Causes of Slip and Fall Accidents
Slip and fall accidents can happen almost anywhere. Restaurants, stores, sidewalks, private homes, hospitals, apartment buildings, and hotels are all common places in which visitors fall and injure themselves. Some of the most common causes of slip and fall accidents include:
- Slippery floors such as marble or ceramic tile floors
- Wet floors
- Overcrowded or debris-strewn store aisles
- Stairs with uneven or narrow treads
- Stairs with broken railings
- Walkways or pathways with debris
- Cracked or uneven sidewalks
- Flooring with uneven surfaces
- Carpets that slip or slide on floors
- Sudden dips or drops in flooring elevation
- Ice and snow on sidewalks and parking lots
How to Prove a Slip and Fall Case
The basic elements of a negligence claim are a duty of care; a breach of that duty; and injury resulting from the breach.

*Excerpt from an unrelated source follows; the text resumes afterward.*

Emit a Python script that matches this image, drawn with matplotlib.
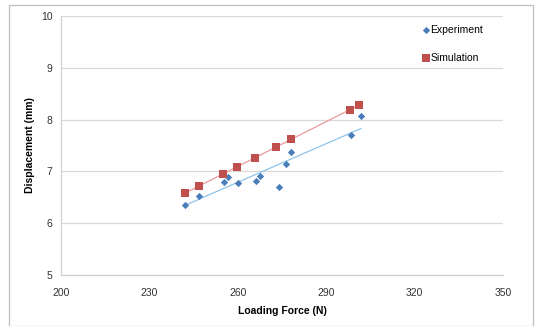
import matplotlib
matplotlib.use("Agg")
import matplotlib.pyplot as plt
import numpy as np
from matplotlib.patches import Rectangle

plt.rcParams['font.family'] = ['Liberation Sans', 'DejaVu Sans']

exp_force = [242.1, 246.8, 255.3, 256.7, 260.2, 266.1, 267.6, 273.9, 276.5, 277.9, 298.5, 301.8]
exp_disp = [6.35, 6.53, 6.80, 6.89, 6.77, 6.82, 6.91, 6.70, 7.15, 7.37, 7.70, 8.06]
sim_force = [242.1, 246.8, 255.0, 259.8, 265.9, 273.0, 277.9, 298.1, 301.0]
sim_disp = [6.58, 6.72, 6.95, 7.09, 7.26, 7.47, 7.62, 8.19, 8.28]
x_ticks = [200, 230, 260, 290, 320, 350]
y_ticks = [5, 6, 7, 8, 9, 10]

blue = '#4A7EBB'
red = '#C0504D'
blue_trend = '#8DC3EA'
red_trend = '#EA9A98'

fig = plt.figure(figsize=(5.37, 3.26), dpi=100)
ax = fig.add_axes([61/537, 1-275/326, (503-61)/537, (275-16)/326])

# trendlines
for xs, ys, c in [(exp_force, exp_disp, blue_trend), (sim_force, sim_disp, red_trend)]:
    xs = np.array(xs); ys = np.array(ys)
    m, b = np.polyfit(xs, ys, 1)
    xx = np.array([xs.min(), xs.max()])
    ax.plot(xx, m*xx + b, color=c, lw=0.9, zorder=2)

ax.scatter(exp_force, exp_disp, marker='D', s=14, color=blue, zorder=3, label='Experiment', linewidths=0)
ax.scatter(sim_force, sim_disp, marker='s', s=26, color=red, zorder=3, label='Simulation', linewidths=0)

ax.set_xlim(200, 350)
ax.set_ylim(5, 10)
ax.set_xticks(x_ticks)
ax.set_yticks(y_ticks)
ax.tick_params(axis='both', length=0, labelsize=7.5, colors='#333333', pad=6)
ax.tick_params(axis='x', pad=9)
ax.grid(axis='y', color='#D9D9D9', lw=0.9)
ax.set_axisbelow(True)
for s in ['top', 'right']:
    ax.spines[s].set_visible(False)
for s in ['left', 'bottom']:
    ax.spines[s].set_color('#D0D0D0')
    ax.spines[s].set_linewidth(0.9)

ax.set_xlabel('Loading Force (N)', fontsize=7.5, fontweight='bold', labelpad=6)
ax.set_ylabel('Displacement (mm)', fontsize=7.5, fontweight='bold', labelpad=4)

leg = ax.legend(loc='upper left', bbox_to_anchor=(418/537, 1-20/326), bbox_transform=fig.transFigure,
                frameon=False, fontsize=7.5, handlelength=0.6, handletextpad=0.1,
                labelspacing=1.7, borderpad=0, scatterpoints=1)

fig.patches.append(Rectangle((9/537, 0), (533-9)/537, (326-5)/326, transform=fig.transFigure,
                             fill=False, edgecolor='#BFBFBF', lw=0.9))

fig.savefig('out.png', dpi=100)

To establish liability against a business owner following a slip and fall accident, you will have to show that the defendant caused the dangerous condition that led to the accident and did nothing to repair or correct it and/or to warn visitors. There is also an important “notice” requirement in that it must be shown that the defendant was aware – or should have been aware – that the dangerous condition existed.
Potential Damages Recoverable in a Slip and Fall Case
As with any personal injury case, there are several categories of damages you may be able to recover, including economic damages (such as medical expenses and lost income), non-economic damages (for your pain and suffering), and, in rare cases involving egregious conduct, punitive damages. While Colorado does not place a cap on the number of economic damages recoverable, there is a limit on the amount recoverable for non-economic damages. Colorado caps noneconomic loss at $250,000 (plus inflation), although the court can increase the award to no more than $500,000 if it “finds justification by clear and convincing evidence.” There is no cap on pain and suffering damages for plaintiffs who have suffered a permanent physical impairment.
A Word About Comparative Negligence in Colorado
Colorado has what is referred to as a comparative negligence law, meaning that if you are found to be more than 50% at fault, you are not entitled to recover. If you are 50% or less at fault, you are entitled to a recovery, but any award of damages will be diminished by the percentage of negligence attributed to you.